Der Regierungspräsident berichtet ans Ansbach
Der Regierungspräsident von Ober- und Mittelfranken erstattet am 9. September 1935 folgenden Bericht für August 1935 aus Ansbach :
Im evangelischen Kirchenstreit herrschte äußerlich Ruhe. Die Spannungen bestehen jedoch nach wie vor fort. In Bayreuth z.B. wurden in mehreren Fällen Testamente widerrufen, da sich die zu Erben eingesetzten Familienglieder zu den Deutschen Christen bekannten. Daß manche Bekenntnispfarrer glauben, gerade jetzt, wo die Aufklärung über den Juden weit über Franken hinaus im besten Schwunge ist, die frühere oder zukünftige ''Sendung'' des jüdischen Volkes nach Worten der Bibel hervorheben und behandeln zu müssen, ist geradezu ein Frevel an Volk und Bewegung, und wird nicht nur von Gegnern der Bekenntnisfront als Herausforderung angesehen. In Nr. 32 des ''Stürmer '' fanden die von einem Pfarrer wieder hervorgeholten, vor mehreren Jahren gefallenen Äußerungen des Landesbischofs Meiser über die Stellung der evangelischen Kirche zu den Juden eine deutliche, aber verdiente Abfuhr. - Eine Nr. des in Kulmbach erscheinenden ''Friedensboten'' (Wochenschrift der Gemeinschaft innerhalb der evangelischen Landeskirche) mußte wegen ähnlicher Ausführungen zu Gunsten der Juden beschlagnahmt werden; ihr befristetes Verbot wurde angeregt. In Zirndorf, BA Fürth i. Bay., wurde einem evangelischen Pfarrer wegen der Auswahl eines derartigen Predigttextes, der bei seiner Vorankündigung im öffentlichen Kirchenanzeiger Unwillen erregte, den aber dann der Pfarrer wohl deshalb in der Predigt sachlich und vorsichtig behandelte, eine Verwarnung erteilt. - Die Deutschen Christen sind in langsamen, aber stetigen Vordringen begriffen. (…)

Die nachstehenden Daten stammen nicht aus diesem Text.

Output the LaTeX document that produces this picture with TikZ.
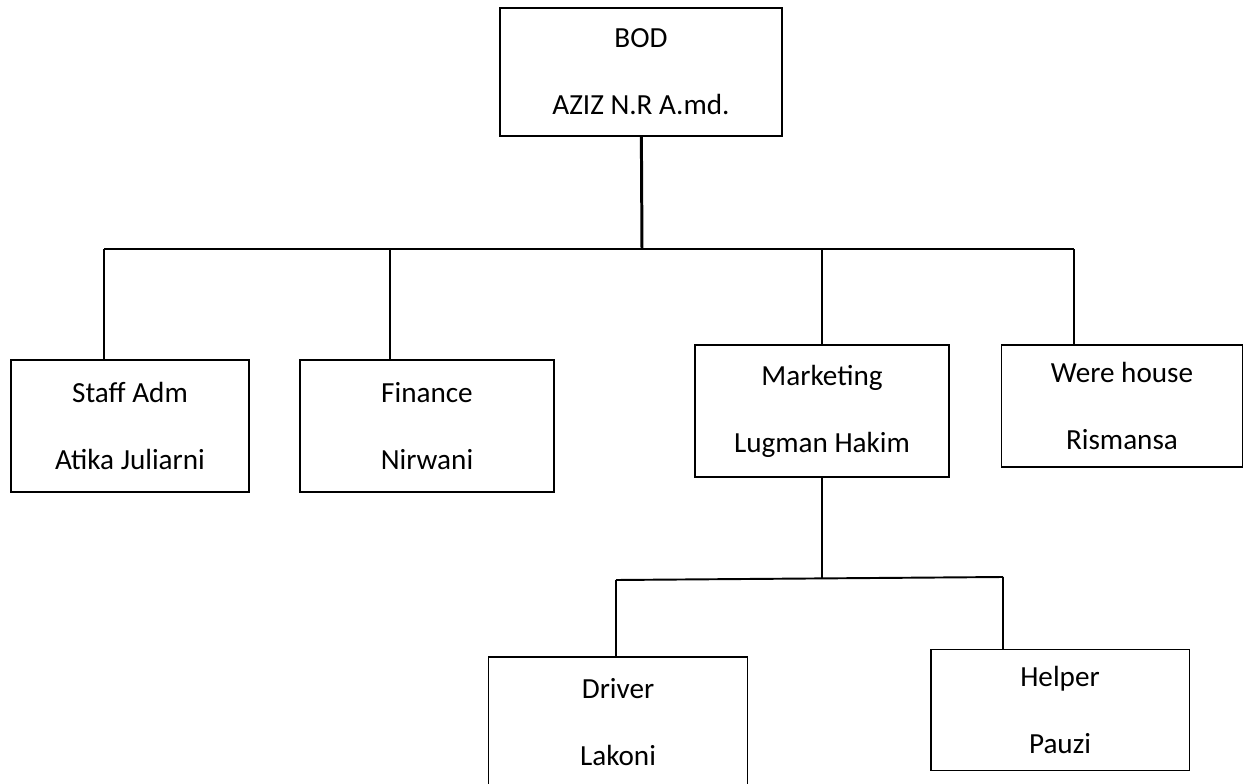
\documentclass[tikz,border=0pt]{standalone}
\usepackage{fontspec}
\setmainfont{Carlito}
\usetikzlibrary{positioning}

\begin{document}
\begin{tikzpicture}[x=0.02cm,y=-0.02cm,
  unit/.style={draw, line width=1.1pt, align=center, inner sep=0pt,
    font=\fontsize{16.6}{19}\selectfont},
  link/.style={line width=1.1pt}]
\useasboundingbox (0,0) rectangle (1245,784);
% top
\node[unit, minimum width=5.64cm, minimum height=2.56cm] (bod) at (641,72) {BOD\\[19pt]AZIZ N.R A.md.};
% second row
\node[unit, minimum width=4.76cm, minimum height=2.64cm] (staff) at (130,426) {Staff Adm\\[19pt]Atika Juliarni};
\node[unit, minimum width=5.08cm, minimum height=2.64cm] (fin) at (427,426) {Finance\\[19pt]Nirwani};
\node[unit, minimum width=5.08cm, minimum height=2.64cm] (mkt) at (822,411) {Marketing\\[19pt]Lugman Hakim};
\node[unit, minimum width=4.82cm, minimum height=2.44cm] (ware) at (1122,406) {Were house\\[19pt]Rismansa};
% third row
\node[unit, minimum width=5.18cm, minimum height=2.6cm] (drv) at (618,722) {Driver\\[19pt]Lakoni};
\node[unit, minimum width=5.18cm, minimum height=2.42cm] (hlp) at (1060,710) {Helper\\[19pt]Pauzi};
% bus lines
\coordinate (bus) at (642,249);
\coordinate (jstaff) at (104,249);
\coordinate (jfin) at (390,249);
\coordinate (jmkt) at (822,249);
\coordinate (jware) at (1074,249);
\draw[line width=1.7pt] (bod) -- (bus);
\draw[link] (jstaff) -- (jware);
\draw[link] (jstaff) -- (jstaff |- staff.north);
\draw[link] (jfin) -- (jfin |- fin.north);
\draw[link] (jmkt) -- (mkt.north);
\draw[link] (jware) -- (jware |- ware.north);
% marketing staff
\coordinate (jdrv) at (616,580);
\coordinate (jhlp) at (1003,577);
\draw[link] (mkt.south) -- (mkt.south |- 0,578);
\draw[link] (jdrv) -- (jhlp);
\draw[link] (jdrv) -- (jdrv |- drv.north);
\draw[line width=1.5pt] (jhlp) -- (jhlp |- hlp.north);
\end{tikzpicture}
\end{document}
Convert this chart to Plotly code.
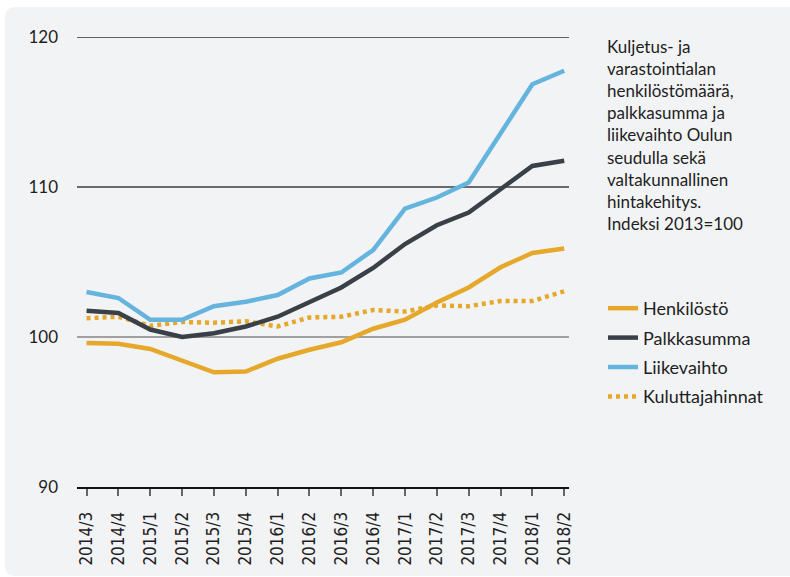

Die Bekämpfung des Judentums und das Verständnis für diesen Kampf zeigen erfreuliche Fortschritte. In der Berichtszeit wurden mehrere Verhaftungen wegen Rasseschändung vorgenommen; in Ansbach z. B. hatte ein verheirateter jüdischer Kultusbeamter seit langer Zeit mit einem arischen Mädchen im Judenfriedhof Zusammenkünfte zur Ausübung des Geschlechtsverkehrs. Eigenmächtige Ausschreitungen gegen das Judentum kommen nur noch selten vor. In Forth, Bez.Amt Erlangen, wurde das Haus eines Juden mit Steinen beworfen; in Ühlfeld, Bezirksamt Neustadt a.d. Aisch, wurden im Judenfriedhof einige Grabsteine umgeworfen, in Oberrimbach und Umgebung (Bezirksamt Scheinfeld) kam es zu Reibereien zwischen Berliner Notstandsarbeitern (SA -Leute) und den ortsansässigen Juden, die jedoch noch rechtzeitig von der SA-Führung unterbunden wurden. Am 6.8.1935 hielt die zionistische Ortsgruppe Bamberg einen Vortragsabend mit Dr. Friedenthal , Präsident der Deutschen Makkabi (jüdisch-nationaler-Turnerbund) als Redner ab; Teilnehmerzahl etwa 120 Personen. Der Redner bemängelte die Gleichgültigkeit der Salon-Juden gegen die Zionistenfrage, beklagte die Uneinigkeit innerhalb des Judentums und forderte zur Ansiedlung in Palästina auf, da die Juden in Deutschland nichts mehr zu erwarten hätten; in Deutschland könne die Judenfrage nur durch Auswanderung gelöst werden.